MODEL UN: Democracy in Action


This morning I quickly scanned the day’s headlines as I made my breathtakingly beautiful way across from Gabriola Island to Nanaimo. News of climate change in Antarctica, another ISIS attack in Syria, North Korean nuclear testing and the launch of an independent investigation into the Trump campaign greeted me from every news source I visited. I looked up from my phone, spotted an eagle and thought to myself…thank you Model UN.

Model UN stands for Model United Nations. We all know about the United Nations, the international organization created in 1945 to promote global peace and security, but how many of us know about Model UN? The answer is that a third of our Senior School students not only know everything there is to know about this organization but have been active participants in simulations that address exactly the complex international issues my morning reading highlighted.

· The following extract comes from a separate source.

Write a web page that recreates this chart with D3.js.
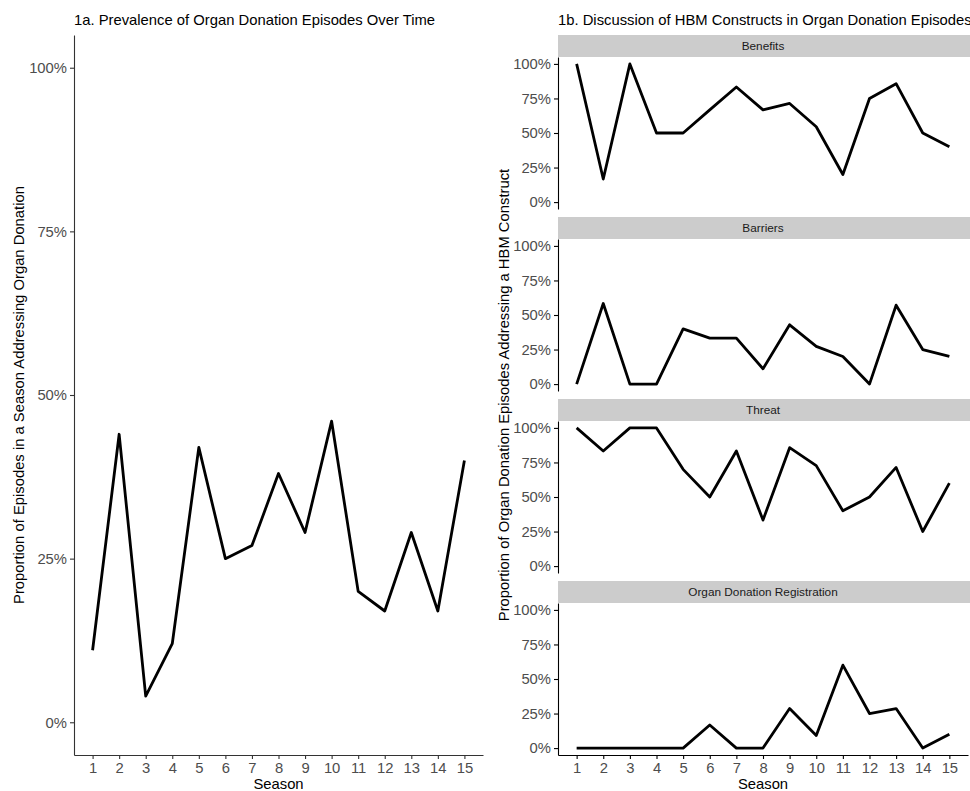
<!DOCTYPE html>
<html>
<head>
<meta charset="utf-8">
<script src="https://cdn.jsdelivr.net/npm/d3@7"></script>
<style>
  body { margin: 0; background: #fff; }
  svg { display: block; font-family: "Liberation Sans", Arial, sans-serif; }
</style>
</head>
<body>
<div id="chart"></div>
<script>
const seasons = [1,2,3,4,5,6,7,8,9,10,11,12,13,14,15];
const prevalence = [0.11,0.44,0.04,0.12,0.42,0.25,0.27,0.38,0.29,0.46,0.20,0.17,0.29,0.17,0.40];

const facetNames = ['Benefits','Barriers','Threat','Organ Donation Registration'];
const benefits = [1.0,0.167,1.0,0.5,0.5,0.667,0.833,0.667,0.714,0.545,0.2,0.75,0.857,0.5,0.4];
const barriers = [0,0.583,0,0,0.4,0.333,0.333,0.111,0.429,0.273,0.2,0,0.571,0.25,0.2];
const threat = [1.0,0.833,1.0,1.0,0.7,0.5,0.833,0.333,0.857,0.727,0.4,0.5,0.714,0.25,0.6];
const registration = [0,0,0,0,0,0.167,0,0,0.286,0.091,0.6,0.25,0.286,0,0.1];
const facetValues = [benefits, barriers, threat, registration];

const yTicks = [0,0.25,0.5,0.75,1];

const W = 970, H = 791;
const svg = d3.select('#chart').append('svg').attr('width', W).attr('height', H);

const plotTop = 35, plotBottom = 755;
const textCol = '#4d4d4d';
const fs = 14.8;
const pct = d3.format('.0%');

function styleAxis(g, lineCol) {
  g.selectAll('.domain').attr('stroke', lineCol).attr('stroke-width', 1.1);
  g.selectAll('.tick line').attr('stroke', lineCol).attr('stroke-width', 1.1);
  g.selectAll('.tick text').attr('fill', textCol).attr('font-size', fs);
}

// ---- 1a ----
const xL = d3.scaleLinear().domain([0.3, 15.7]).range([74, 483]);
const yL = d3.scaleLinear().domain([-0.05, 1.05]).range([plotBottom, plotTop]);

svg.append('text').attr('x', 74).attr('y', 25).attr('font-size', fs).attr('fill', '#000')
  .text('1a. Prevalence of Organ Donation Episodes Over Time');

const gyL = svg.append('g').attr('transform', 'translate(74,0)')
  .call(d3.axisLeft(yL).tickValues(yTicks).tickFormat(pct).tickSize(4).tickSizeOuter(0).tickPadding(3));
styleAxis(gyL, '#333');
const gxL = svg.append('g').attr('transform', `translate(0,${plotBottom})`)
  .call(d3.axisBottom(xL).tickValues(seasons).tickFormat(d3.format('d')).tickSize(4).tickSizeOuter(0).tickPadding(3));
styleAxis(gxL, '#333');

svg.append('path').datum(prevalence)
  .attr('fill', 'none').attr('stroke', '#000').attr('stroke-width', 2.8).attr('stroke-linejoin', 'round')
  .attr('d', d3.line().x((d, i) => xL(seasons[i])).y(d => yL(d)));

svg.append('text').attr('transform', `translate(24,${(plotTop + plotBottom) / 2}) rotate(-90)`)
  .attr('text-anchor', 'middle').attr('font-size', fs).attr('fill', '#000')
  .text('Proportion of Episodes in a Season Addressing Organ Donation');
svg.append('text').attr('x', xL(8)).attr('y', 789).attr('text-anchor', 'middle')
  .attr('font-size', fs).attr('fill', '#000').text('Season');

// ---- 1b ----
const xR = d3.scaleLinear().domain([0.3, 15.7]).range([558, 968]);
const stripH = 22, gap = 8;
const panelH = (plotBottom - plotTop - 4 * stripH - 3 * gap) / 4;

svg.append('text').attr('x', 558).attr('y', 25).attr('font-size', fs).attr('fill', '#000')
  .text('1b. Discussion of HBM Constructs in Organ Donation Episodes');

facetNames.forEach((name, k) => {
  const sTop = plotTop + k * (stripH + panelH + gap);
  const pTop = sTop + stripH;
  const pBot = pTop + panelH;
  const y = d3.scaleLinear().domain([-0.05, 1.05]).range([pBot, pTop]);

  svg.append('rect').attr('x', 558).attr('y', sTop).attr('width', 970 - 558).attr('height', stripH)
    .attr('fill', '#cccccc');
  svg.append('text').attr('x', xR(8)).attr('y', sTop + stripH / 2 + 4).attr('text-anchor', 'middle')
    .attr('font-size', 11.8).attr('fill', '#1a1a1a').text(name);

  const gy = svg.append('g').attr('transform', 'translate(558,0)')
    .call(d3.axisLeft(y).tickValues(yTicks).tickFormat(pct).tickSize(4).tickSizeOuter(0).tickPadding(3));
  styleAxis(gy, '#000');

  if (k === facetNames.length - 1) {
    const gx = svg.append('g').attr('transform', `translate(0,${pBot})`)
      .call(d3.axisBottom(xR).tickValues(seasons).tickFormat(d3.format('d')).tickSize(4).tickSizeOuter(0).tickPadding(3));
    styleAxis(gx, '#000');
  }

  svg.append('path').datum(facetValues[k])
    .attr('fill', 'none').attr('stroke', '#000').attr('stroke-width', 2.8).attr('stroke-linejoin', 'round')
    .attr('d', d3.line().x((d, i) => xR(seasons[i])).y(d => y(d)));
});

svg.append('text').attr('transform', `translate(509,${(plotTop + plotBottom) / 2}) rotate(-90)`)
  .attr('text-anchor', 'middle').attr('font-size', fs).attr('fill', '#000')
  .text('Proportion of Organ Donation Episodes Addressing a HBM Construct');
svg.append('text').attr('x', xR(8)).attr('y', 789).attr('text-anchor', 'middle')
  .attr('font-size', fs).attr('fill', '#000').text('Season');
</script>
</body>
</html>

Model United Nations is a simulation of the UN General Assembly and other multilateral bodies. In Model UN, students “become” ambassadors from UN member states and debate current issues on the organization’s agenda. While playing their roles as ambassadors, student “delegates” make speeches, prepare draft resolutions, negotiate with allies and adversaries, resolve conflicts, and navigate the Model UN conference rules of procedure – all in the interest of mobilizing international cooperation to resolve problems that affect countries all over the world. /

In many schools, Model UN is offered as a club. In our school we offer Model UN as a course for which students in Grades 10-12 gain elective credit. We do this because we know that the skills of negotiation, research, problem solving, conflict resolution and communication that Model UN focuses upon are critically important for our students to acquire if they are to achieve our school’s vision for “making positive impacts in the world”. This year, 36 of our students attended a regional conference which included nearly 400 delegates from as far away as New York state. QMS was celebrated for having the greatest number of delegates in attendance from one school. Our students excelled.

Imagine having to assume the perspective of let’s say…North Korea. Trying to make a case for developing a nuclear arsenal and knowing how much work it’s going to take to both understand the issue from a North Korean perspective and then be able to justify that position publicly with a group of equally well prepared delegates assuming other countries’ positions. It is a daunting task but with the steady guidance of our Model UN teacher and many hours of hard work, the students arrived at the conference poised, articulate and thoroughly prepared for their various delegate roles.


Yes, they demonstrated all the skills Model UN aspires to teach its members, but more than that each of them showed that our students have the capacity and the confidence to tackle important world issues from a range of perspectives using democratic principles. It is because of them I could look away from the headlines this morning, take in the beauty around me and feel confident that our future will be in good hands. Thank you Model UN.